TASK BRIEF:
Provide an exact copy of the data, excluding the images.

RECORDED DATA:
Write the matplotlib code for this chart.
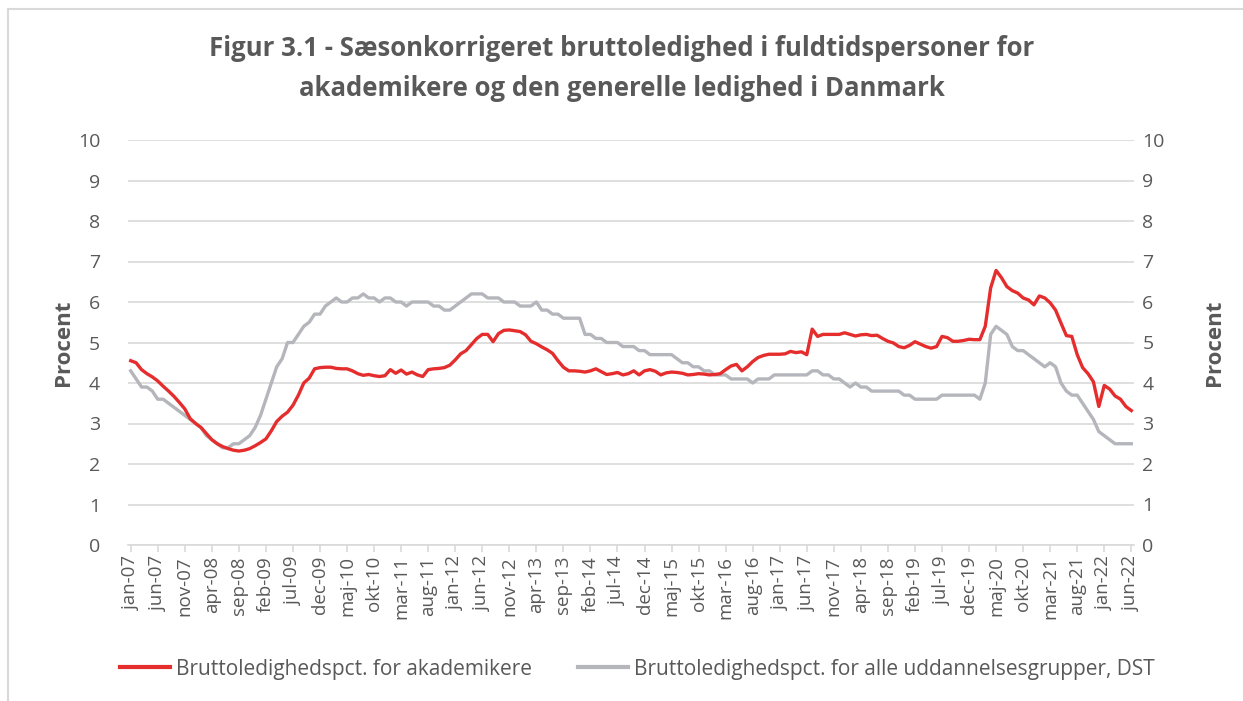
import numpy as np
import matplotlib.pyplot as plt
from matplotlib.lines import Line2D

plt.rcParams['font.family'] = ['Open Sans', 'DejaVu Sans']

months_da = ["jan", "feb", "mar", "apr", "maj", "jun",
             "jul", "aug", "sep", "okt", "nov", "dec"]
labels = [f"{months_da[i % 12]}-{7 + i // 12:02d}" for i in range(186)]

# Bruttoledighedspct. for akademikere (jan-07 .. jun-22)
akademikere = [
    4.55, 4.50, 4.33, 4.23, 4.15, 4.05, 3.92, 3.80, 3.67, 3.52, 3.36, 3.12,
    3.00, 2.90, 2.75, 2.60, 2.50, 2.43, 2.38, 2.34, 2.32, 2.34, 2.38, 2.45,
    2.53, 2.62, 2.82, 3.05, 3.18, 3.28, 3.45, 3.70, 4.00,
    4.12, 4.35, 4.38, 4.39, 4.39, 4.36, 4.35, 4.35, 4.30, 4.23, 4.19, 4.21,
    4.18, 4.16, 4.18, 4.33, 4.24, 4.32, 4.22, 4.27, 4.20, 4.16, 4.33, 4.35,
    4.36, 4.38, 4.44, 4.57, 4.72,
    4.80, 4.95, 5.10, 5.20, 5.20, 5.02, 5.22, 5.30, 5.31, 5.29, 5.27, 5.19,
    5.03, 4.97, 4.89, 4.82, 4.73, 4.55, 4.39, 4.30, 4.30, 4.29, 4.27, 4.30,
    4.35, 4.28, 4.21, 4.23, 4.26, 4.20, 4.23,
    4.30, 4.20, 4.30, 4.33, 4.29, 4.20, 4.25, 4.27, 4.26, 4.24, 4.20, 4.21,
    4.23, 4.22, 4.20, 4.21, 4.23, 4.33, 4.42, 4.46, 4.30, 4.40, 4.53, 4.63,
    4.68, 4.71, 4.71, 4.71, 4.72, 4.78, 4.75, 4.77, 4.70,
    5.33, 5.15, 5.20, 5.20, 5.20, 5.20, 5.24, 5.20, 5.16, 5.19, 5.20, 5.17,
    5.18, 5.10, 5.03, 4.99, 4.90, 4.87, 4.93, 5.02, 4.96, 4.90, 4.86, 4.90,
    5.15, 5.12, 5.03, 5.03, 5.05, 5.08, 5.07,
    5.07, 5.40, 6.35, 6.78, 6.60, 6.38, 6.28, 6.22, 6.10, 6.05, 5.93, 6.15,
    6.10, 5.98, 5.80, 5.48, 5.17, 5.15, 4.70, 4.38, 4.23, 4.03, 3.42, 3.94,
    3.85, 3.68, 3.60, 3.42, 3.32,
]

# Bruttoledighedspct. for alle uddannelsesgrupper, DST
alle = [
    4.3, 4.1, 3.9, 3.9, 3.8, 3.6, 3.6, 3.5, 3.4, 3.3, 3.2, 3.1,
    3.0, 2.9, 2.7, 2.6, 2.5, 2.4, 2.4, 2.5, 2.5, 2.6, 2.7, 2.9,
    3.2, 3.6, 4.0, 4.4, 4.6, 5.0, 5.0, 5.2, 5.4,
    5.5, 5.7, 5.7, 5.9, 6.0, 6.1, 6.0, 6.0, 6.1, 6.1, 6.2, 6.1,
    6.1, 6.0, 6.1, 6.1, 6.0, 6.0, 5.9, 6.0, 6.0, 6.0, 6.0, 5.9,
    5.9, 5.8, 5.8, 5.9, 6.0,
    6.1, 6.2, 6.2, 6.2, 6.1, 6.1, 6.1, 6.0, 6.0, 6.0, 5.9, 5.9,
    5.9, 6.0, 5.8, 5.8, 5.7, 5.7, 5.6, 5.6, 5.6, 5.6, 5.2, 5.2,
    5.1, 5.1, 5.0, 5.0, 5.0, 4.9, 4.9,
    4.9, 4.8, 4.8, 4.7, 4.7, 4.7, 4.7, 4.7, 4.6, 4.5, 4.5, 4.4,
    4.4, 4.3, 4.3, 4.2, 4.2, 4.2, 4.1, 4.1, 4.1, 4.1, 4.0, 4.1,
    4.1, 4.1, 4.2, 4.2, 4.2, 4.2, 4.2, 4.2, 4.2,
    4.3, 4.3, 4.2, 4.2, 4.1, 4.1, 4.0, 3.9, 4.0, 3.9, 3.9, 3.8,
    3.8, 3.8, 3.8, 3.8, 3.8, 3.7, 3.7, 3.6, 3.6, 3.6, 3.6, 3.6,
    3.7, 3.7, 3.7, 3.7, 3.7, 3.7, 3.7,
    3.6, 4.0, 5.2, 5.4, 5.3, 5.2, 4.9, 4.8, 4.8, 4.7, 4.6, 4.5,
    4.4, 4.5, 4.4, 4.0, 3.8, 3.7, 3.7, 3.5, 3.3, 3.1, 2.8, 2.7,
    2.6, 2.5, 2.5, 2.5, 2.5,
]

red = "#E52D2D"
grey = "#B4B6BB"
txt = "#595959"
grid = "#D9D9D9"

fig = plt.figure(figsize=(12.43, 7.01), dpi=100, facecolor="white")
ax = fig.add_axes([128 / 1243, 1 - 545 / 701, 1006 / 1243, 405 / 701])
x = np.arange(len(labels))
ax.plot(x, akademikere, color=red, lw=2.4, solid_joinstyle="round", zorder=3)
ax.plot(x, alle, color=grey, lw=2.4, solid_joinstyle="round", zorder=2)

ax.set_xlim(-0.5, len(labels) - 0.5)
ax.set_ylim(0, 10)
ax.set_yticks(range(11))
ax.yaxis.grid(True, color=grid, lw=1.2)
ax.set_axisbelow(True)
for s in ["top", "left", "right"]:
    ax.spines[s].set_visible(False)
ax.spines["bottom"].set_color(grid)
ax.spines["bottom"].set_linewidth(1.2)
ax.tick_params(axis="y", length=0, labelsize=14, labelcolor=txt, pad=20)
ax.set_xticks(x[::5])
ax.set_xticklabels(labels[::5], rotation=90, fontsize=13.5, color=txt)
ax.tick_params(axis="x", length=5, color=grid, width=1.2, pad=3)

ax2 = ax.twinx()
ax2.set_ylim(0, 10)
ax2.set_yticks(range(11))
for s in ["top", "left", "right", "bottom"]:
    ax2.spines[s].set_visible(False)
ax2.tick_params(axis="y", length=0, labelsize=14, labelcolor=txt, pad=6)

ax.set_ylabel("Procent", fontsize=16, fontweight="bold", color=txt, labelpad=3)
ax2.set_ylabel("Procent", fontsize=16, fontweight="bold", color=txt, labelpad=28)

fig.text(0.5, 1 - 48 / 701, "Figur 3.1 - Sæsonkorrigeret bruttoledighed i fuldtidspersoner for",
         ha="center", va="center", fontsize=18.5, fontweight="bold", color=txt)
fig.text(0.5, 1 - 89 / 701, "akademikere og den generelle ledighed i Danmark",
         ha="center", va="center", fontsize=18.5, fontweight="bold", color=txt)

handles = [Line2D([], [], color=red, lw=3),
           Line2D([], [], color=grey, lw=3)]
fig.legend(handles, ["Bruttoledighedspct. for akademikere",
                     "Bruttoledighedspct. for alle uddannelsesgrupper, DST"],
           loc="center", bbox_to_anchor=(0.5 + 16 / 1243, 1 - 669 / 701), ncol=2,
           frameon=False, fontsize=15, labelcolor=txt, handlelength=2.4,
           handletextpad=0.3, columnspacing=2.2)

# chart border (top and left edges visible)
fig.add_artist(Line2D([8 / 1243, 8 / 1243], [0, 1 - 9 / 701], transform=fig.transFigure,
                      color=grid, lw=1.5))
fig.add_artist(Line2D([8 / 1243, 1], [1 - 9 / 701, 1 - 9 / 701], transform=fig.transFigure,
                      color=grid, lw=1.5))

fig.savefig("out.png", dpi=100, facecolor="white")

CORRECT RESULT:
Write the matplotlib code for this chart.
import numpy as np
import matplotlib.pyplot as plt
from matplotlib.lines import Line2D

plt.rcParams['font.family'] = ['Open Sans', 'DejaVu Sans']

months_da = ["jan", "feb", "mar", "apr", "maj", "jun",
             "jul", "aug", "sep", "okt", "nov", "dec"]
labels = [f"{months_da[i % 12]}-{7 + i // 12:02d}" for i in range(186)]

# Bruttoledighedspct. for akademikere (jan-07 .. jun-22)
akademikere = [
    4.55, 4.50, 4.33, 4.23, 4.15, 4.05, 3.92, 3.80, 3.67, 3.52, 3.36, 3.12,
    3.00, 2.90, 2.75, 2.60, 2.50, 2.43, 2.38, 2.34, 2.32, 2.34, 2.38, 2.45,
    2.53, 2.62, 2.82, 3.05, 3.18, 3.28, 3.45, 3.70, 4.00,
    4.12, 4.35, 4.38, 4.39, 4.39, 4.36, 4.35, 4.35, 4.30, 4.23, 4.19, 4.21,
    4.18, 4.16, 4.18, 4.33, 4.24, 4.32, 4.22, 4.27, 4.20, 4.16, 4.33, 4.35,
    4.36, 4.38, 4.44, 4.57, 4.72,
    4.80, 4.95, 5.10, 5.20, 5.20, 5.02, 5.22, 5.30, 5.31, 5.29, 5.27, 5.19,
    5.03, 4.97, 4.89, 4.82, 4.73, 4.55, 4.39, 4.30, 4.30, 4.29, 4.27, 4.30,
    4.35, 4.28, 4.21, 4.23, 4.26, 4.20, 4.23,
    4.30, 4.20, 4.30, 4.33, 4.29, 4.20, 4.25, 4.27, 4.26, 4.24, 4.20, 4.21,
    4.23, 4.22, 4.20, 4.21, 4.23, 4.33, 4.42, 4.46, 4.30, 4.40, 4.53, 4.63,
    4.68, 4.71, 4.71, 4.71, 4.72, 4.78, 4.75, 4.77, 4.70,
    5.33, 5.15, 5.20, 5.20, 5.20, 5.20, 5.24, 5.20, 5.16, 5.19, 5.20, 5.17,
    5.18, 5.10, 5.03, 4.99, 4.90, 4.87, 4.93, 5.02, 4.96, 4.90, 4.86, 4.90,
    5.15, 5.12, 5.03, 5.03, 5.05, 5.08, 5.07,
    5.07, 5.40, 6.35, 6.78, 6.60, 6.38, 6.28, 6.22, 6.10, 6.05, 5.93, 6.15,
    6.10, 5.98, 5.80, 5.48, 5.17, 5.15, 4.70, 4.38, 4.23, 4.03, 3.42, 3.94,
    3.85, 3.68, 3.60, 3.42, 3.32,
]

# Bruttoledighedspct. for alle uddannelsesgrupper, DST
alle = [
    4.3, 4.1, 3.9, 3.9, 3.8, 3.6, 3.6, 3.5, 3.4, 3.3, 3.2, 3.1,
    3.0, 2.9, 2.7, 2.6, 2.5, 2.4, 2.4, 2.5, 2.5, 2.6, 2.7, 2.9,
    3.2, 3.6, 4.0, 4.4, 4.6, 5.0, 5.0, 5.2, 5.4,
    5.5, 5.7, 5.7, 5.9, 6.0, 6.1, 6.0, 6.0, 6.1, 6.1, 6.2, 6.1,
    6.1, 6.0, 6.1, 6.1, 6.0, 6.0, 5.9, 6.0, 6.0, 6.0, 6.0, 5.9,
    5.9, 5.8, 5.8, 5.9, 6.0,
    6.1, 6.2, 6.2, 6.2, 6.1, 6.1, 6.1, 6.0, 6.0, 6.0, 5.9, 5.9,
    5.9, 6.0, 5.8, 5.8, 5.7, 5.7, 5.6, 5.6, 5.6, 5.6, 5.2, 5.2,
    5.1, 5.1, 5.0, 5.0, 5.0, 4.9, 4.9,
    4.9, 4.8, 4.8, 4.7, 4.7, 4.7, 4.7, 4.7, 4.6, 4.5, 4.5, 4.4,
    4.4, 4.3, 4.3, 4.2, 4.2, 4.2, 4.1, 4.1, 4.1, 4.1, 4.0, 4.1,
    4.1, 4.1, 4.2, 4.2, 4.2, 4.2, 4.2, 4.2, 4.2,
    4.3, 4.3, 4.2, 4.2, 4.1, 4.1, 4.0, 3.9, 4.0, 3.9, 3.9, 3.8,
    3.8, 3.8, 3.8, 3.8, 3.8, 3.7, 3.7, 3.6, 3.6, 3.6, 3.6, 3.6,
    3.7, 3.7, 3.7, 3.7, 3.7, 3.7, 3.7,
    3.6, 4.0, 5.2, 5.4, 5.3, 5.2, 4.9, 4.8, 4.8, 4.7, 4.6, 4.5,
    4.4, 4.5, 4.4, 4.0, 3.8, 3.7, 3.7, 3.5, 3.3, 3.1, 2.8, 2.7,
    2.6, 2.5, 2.5, 2.5, 2.5,
]

red = "#E52D2D"
grey = "#B4B6BB"
txt = "#595959"
grid = "#D9D9D9"

fig = plt.figure(figsize=(12.43, 7.01), dpi=100, facecolor="white")
ax = fig.add_axes([128 / 1243, 1 - 545 / 701, 1006 / 1243, 405 / 701])
x = np.arange(len(labels))
ax.plot(x, akademikere, color=red, lw=2.4, solid_joinstyle="round", zorder=3)
ax.plot(x, alle, color=grey, lw=2.4, solid_joinstyle="round", zorder=2)

ax.set_xlim(-0.5, len(labels) - 0.5)
ax.set_ylim(0, 10)
ax.set_yticks(range(11))
ax.yaxis.grid(True, color=grid, lw=1.2)
ax.set_axisbelow(True)
for s in ["top", "left", "right"]:
    ax.spines[s].set_visible(False)
ax.spines["bottom"].set_color(grid)
ax.spines["bottom"].set_linewidth(1.2)
ax.tick_params(axis="y", length=0, labelsize=14, labelcolor=txt, pad=20)
ax.set_xticks(x[::5])
ax.set_xticklabels(labels[::5], rotation=90, fontsize=13.5, color=txt)
ax.tick_params(axis="x", length=5, color=grid, width=1.2, pad=3)

ax2 = ax.twinx()
ax2.set_ylim(0, 10)
ax2.set_yticks(range(11))
for s in ["top", "left", "right", "bottom"]:
    ax2.spines[s].set_visible(False)
ax2.tick_params(axis="y", length=0, labelsize=14, labelcolor=txt, pad=6)

ax.set_ylabel("Procent", fontsize=16, fontweight="bold", color=txt, labelpad=3)
ax2.set_ylabel("Procent", fontsize=16, fontweight="bold", color=txt, labelpad=28)

fig.text(0.5, 1 - 48 / 701, "Figur 3.1 - Sæsonkorrigeret bruttoledighed i fuldtidspersoner for",
         ha="center", va="center", fontsize=18.5, fontweight="bold", color=txt)
fig.text(0.5, 1 - 89 / 701, "akademikere og den generelle ledighed i Danmark",
         ha="center", va="center", fontsize=18.5, fontweight="bold", color=txt)

handles = [Line2D([], [], color=red, lw=3),
           Line2D([], [], color=grey, lw=3)]
fig.legend(handles, ["Bruttoledighedspct. for akademikere",
                     "Bruttoledighedspct. for alle uddannelsesgrupper, DST"],
           loc="center", bbox_to_anchor=(0.5 + 16 / 1243, 1 - 669 / 701), ncol=2,
           frameon=False, fontsize=15, labelcolor=txt, handlelength=2.4,
           handletextpad=0.3, columnspacing=2.2)

# chart border (top and left edges visible)
fig.add_artist(Line2D([8 / 1243, 8 / 1243], [0, 1 - 9 / 701], transform=fig.transFigure,
                      color=grid, lw=1.5))
fig.add_artist(Line2D([8 / 1243, 1], [1 - 9 / 701, 1 - 9 / 701], transform=fig.transFigure,
                      color=grid, lw=1.5))

fig.savefig("out.png", dpi=100, facecolor="white")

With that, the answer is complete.